§ **Raw data**:

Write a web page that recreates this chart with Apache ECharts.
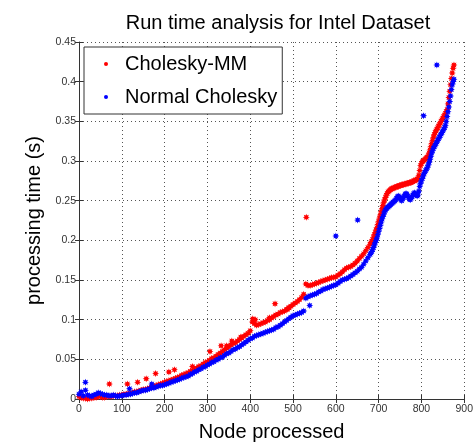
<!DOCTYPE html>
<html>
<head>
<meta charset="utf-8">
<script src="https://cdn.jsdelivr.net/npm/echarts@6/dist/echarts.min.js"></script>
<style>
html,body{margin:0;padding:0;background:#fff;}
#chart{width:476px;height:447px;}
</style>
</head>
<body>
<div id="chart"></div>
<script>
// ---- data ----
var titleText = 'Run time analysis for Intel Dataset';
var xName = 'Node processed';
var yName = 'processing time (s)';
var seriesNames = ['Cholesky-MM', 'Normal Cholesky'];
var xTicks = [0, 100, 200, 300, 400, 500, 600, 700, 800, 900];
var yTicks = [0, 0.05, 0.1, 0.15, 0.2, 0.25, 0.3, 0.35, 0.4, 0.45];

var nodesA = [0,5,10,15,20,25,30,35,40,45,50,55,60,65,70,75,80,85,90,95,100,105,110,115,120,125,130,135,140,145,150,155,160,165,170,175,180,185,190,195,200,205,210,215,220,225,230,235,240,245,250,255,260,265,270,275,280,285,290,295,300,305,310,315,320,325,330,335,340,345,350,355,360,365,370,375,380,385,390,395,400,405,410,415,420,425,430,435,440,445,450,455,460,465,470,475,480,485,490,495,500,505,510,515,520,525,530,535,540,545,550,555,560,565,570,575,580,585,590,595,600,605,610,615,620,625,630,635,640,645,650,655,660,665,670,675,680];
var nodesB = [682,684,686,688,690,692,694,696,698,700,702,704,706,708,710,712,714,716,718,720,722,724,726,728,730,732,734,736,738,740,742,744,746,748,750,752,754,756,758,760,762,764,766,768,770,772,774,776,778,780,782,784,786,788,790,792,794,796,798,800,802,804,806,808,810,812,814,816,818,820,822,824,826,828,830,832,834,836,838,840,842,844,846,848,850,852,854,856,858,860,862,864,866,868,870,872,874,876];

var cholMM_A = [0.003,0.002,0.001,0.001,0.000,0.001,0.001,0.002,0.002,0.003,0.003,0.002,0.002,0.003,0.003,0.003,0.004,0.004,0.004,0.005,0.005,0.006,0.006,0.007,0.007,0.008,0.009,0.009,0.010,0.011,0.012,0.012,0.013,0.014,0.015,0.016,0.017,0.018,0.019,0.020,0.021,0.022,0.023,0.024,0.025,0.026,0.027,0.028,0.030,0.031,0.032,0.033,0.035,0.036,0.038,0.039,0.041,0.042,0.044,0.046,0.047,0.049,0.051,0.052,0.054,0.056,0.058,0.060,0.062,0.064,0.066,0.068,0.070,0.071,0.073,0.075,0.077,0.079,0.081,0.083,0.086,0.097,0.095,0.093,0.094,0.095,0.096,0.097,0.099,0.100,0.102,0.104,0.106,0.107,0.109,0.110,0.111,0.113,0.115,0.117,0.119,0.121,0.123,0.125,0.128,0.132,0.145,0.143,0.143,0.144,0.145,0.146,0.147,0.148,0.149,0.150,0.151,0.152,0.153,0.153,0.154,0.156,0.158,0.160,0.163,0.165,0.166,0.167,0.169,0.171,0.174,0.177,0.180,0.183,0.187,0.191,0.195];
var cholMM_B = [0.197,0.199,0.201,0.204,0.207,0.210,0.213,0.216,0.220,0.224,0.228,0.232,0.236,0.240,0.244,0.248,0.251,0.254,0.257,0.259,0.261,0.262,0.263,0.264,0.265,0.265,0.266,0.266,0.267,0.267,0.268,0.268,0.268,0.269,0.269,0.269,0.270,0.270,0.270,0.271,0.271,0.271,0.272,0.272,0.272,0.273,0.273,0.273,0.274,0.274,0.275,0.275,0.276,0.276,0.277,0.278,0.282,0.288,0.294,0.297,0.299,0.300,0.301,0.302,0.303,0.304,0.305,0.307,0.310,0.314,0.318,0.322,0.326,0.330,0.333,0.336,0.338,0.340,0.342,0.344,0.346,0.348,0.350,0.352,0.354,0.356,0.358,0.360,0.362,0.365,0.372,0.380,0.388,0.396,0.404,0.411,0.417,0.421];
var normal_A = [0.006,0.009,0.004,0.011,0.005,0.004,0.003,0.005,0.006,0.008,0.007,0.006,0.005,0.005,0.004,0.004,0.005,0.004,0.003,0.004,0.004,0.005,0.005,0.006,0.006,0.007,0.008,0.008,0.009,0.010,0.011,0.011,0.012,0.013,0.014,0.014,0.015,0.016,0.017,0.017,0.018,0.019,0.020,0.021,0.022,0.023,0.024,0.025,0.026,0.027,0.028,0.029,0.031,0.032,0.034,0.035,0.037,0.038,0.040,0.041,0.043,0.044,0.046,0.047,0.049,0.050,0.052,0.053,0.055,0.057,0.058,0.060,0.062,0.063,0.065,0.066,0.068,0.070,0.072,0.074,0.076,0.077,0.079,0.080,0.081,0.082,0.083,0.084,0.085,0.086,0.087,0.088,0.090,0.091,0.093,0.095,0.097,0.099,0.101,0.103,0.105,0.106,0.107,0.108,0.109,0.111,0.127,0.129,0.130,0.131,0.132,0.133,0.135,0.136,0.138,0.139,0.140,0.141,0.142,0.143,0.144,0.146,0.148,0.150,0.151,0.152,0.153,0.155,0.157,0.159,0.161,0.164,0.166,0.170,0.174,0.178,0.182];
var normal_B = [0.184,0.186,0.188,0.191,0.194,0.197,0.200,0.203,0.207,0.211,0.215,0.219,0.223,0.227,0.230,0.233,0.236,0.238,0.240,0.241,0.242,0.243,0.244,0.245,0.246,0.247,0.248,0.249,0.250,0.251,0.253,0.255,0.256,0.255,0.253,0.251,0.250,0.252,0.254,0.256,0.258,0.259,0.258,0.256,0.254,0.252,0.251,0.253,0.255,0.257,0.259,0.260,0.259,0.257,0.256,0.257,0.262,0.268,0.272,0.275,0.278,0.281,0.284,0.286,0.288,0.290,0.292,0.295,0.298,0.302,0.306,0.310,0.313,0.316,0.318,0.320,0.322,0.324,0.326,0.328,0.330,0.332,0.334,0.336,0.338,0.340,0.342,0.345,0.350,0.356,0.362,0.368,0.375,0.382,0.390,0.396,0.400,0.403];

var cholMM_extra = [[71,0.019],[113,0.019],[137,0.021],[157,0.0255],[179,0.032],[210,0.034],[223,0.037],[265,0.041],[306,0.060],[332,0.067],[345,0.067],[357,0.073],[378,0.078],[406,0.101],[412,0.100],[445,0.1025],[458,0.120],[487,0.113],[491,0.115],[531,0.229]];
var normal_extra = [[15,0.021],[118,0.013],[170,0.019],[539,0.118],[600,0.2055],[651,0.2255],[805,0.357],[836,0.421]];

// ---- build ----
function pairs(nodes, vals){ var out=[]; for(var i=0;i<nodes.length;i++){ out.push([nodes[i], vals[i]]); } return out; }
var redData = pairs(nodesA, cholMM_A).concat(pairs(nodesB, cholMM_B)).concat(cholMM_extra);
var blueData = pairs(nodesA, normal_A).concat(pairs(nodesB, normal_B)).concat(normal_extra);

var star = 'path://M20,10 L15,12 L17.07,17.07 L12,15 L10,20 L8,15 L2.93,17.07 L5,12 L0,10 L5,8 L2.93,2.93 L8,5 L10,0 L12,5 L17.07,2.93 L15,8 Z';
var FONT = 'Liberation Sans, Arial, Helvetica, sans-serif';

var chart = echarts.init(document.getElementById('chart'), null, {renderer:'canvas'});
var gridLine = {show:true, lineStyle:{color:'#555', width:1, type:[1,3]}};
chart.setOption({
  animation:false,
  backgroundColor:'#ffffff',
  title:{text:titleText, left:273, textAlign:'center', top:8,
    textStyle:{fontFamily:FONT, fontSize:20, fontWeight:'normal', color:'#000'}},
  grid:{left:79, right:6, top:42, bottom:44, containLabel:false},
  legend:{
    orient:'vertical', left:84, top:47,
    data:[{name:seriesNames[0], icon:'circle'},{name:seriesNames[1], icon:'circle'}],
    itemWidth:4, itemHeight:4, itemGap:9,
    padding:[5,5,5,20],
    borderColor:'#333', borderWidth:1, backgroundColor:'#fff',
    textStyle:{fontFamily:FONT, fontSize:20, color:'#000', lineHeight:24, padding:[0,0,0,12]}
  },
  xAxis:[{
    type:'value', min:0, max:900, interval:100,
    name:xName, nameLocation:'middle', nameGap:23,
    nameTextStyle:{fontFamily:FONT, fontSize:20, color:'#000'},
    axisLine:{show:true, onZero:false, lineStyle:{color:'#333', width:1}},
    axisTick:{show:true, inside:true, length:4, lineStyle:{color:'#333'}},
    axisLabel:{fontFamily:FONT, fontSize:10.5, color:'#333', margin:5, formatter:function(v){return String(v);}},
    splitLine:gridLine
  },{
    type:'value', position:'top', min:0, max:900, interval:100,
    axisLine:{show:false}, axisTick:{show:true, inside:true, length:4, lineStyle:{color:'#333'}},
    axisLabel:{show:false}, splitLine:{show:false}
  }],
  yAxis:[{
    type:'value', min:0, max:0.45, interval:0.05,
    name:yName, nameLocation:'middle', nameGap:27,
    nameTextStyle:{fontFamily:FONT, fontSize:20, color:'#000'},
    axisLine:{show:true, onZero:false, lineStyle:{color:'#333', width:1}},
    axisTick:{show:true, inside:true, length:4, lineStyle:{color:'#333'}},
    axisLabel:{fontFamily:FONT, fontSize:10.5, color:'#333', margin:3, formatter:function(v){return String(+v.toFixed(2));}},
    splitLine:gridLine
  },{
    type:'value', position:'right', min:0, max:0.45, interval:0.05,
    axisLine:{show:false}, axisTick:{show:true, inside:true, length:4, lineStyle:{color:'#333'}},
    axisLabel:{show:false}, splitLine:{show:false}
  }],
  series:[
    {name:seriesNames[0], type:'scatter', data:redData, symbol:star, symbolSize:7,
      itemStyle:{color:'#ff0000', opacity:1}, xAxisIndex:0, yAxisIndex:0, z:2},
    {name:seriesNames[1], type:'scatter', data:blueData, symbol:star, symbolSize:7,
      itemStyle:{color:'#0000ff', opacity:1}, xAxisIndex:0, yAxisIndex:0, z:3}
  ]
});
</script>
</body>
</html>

§ **What you are asked to do**: Repeat the listing above up to and including the line with "0.35, 0.4, 0.45];", starting from its first line. Drop any pictures.

§ **The completed task**:
Write a web page that recreates this chart with Apache ECharts.
<!DOCTYPE html>
<html>
<head>
<meta charset="utf-8">
<script src="https://cdn.jsdelivr.net/npm/echarts@6/dist/echarts.min.js"></script>
<style>
html,body{margin:0;padding:0;background:#fff;}
#chart{width:476px;height:447px;}
</style>
</head>
<body>
<div id="chart"></div>
<script>
// ---- data ----
var titleText = 'Run time analysis for Intel Dataset';
var xName = 'Node processed';
var yName = 'processing time (s)';
var seriesNames = ['Cholesky-MM', 'Normal Cholesky'];
var xTicks = [0, 100, 200, 300, 400, 500, 600, 700, 800, 900];
var yTicks = [0, 0.05, 0.1, 0.15, 0.2, 0.25, 0.3, 0.35, 0.4, 0.45];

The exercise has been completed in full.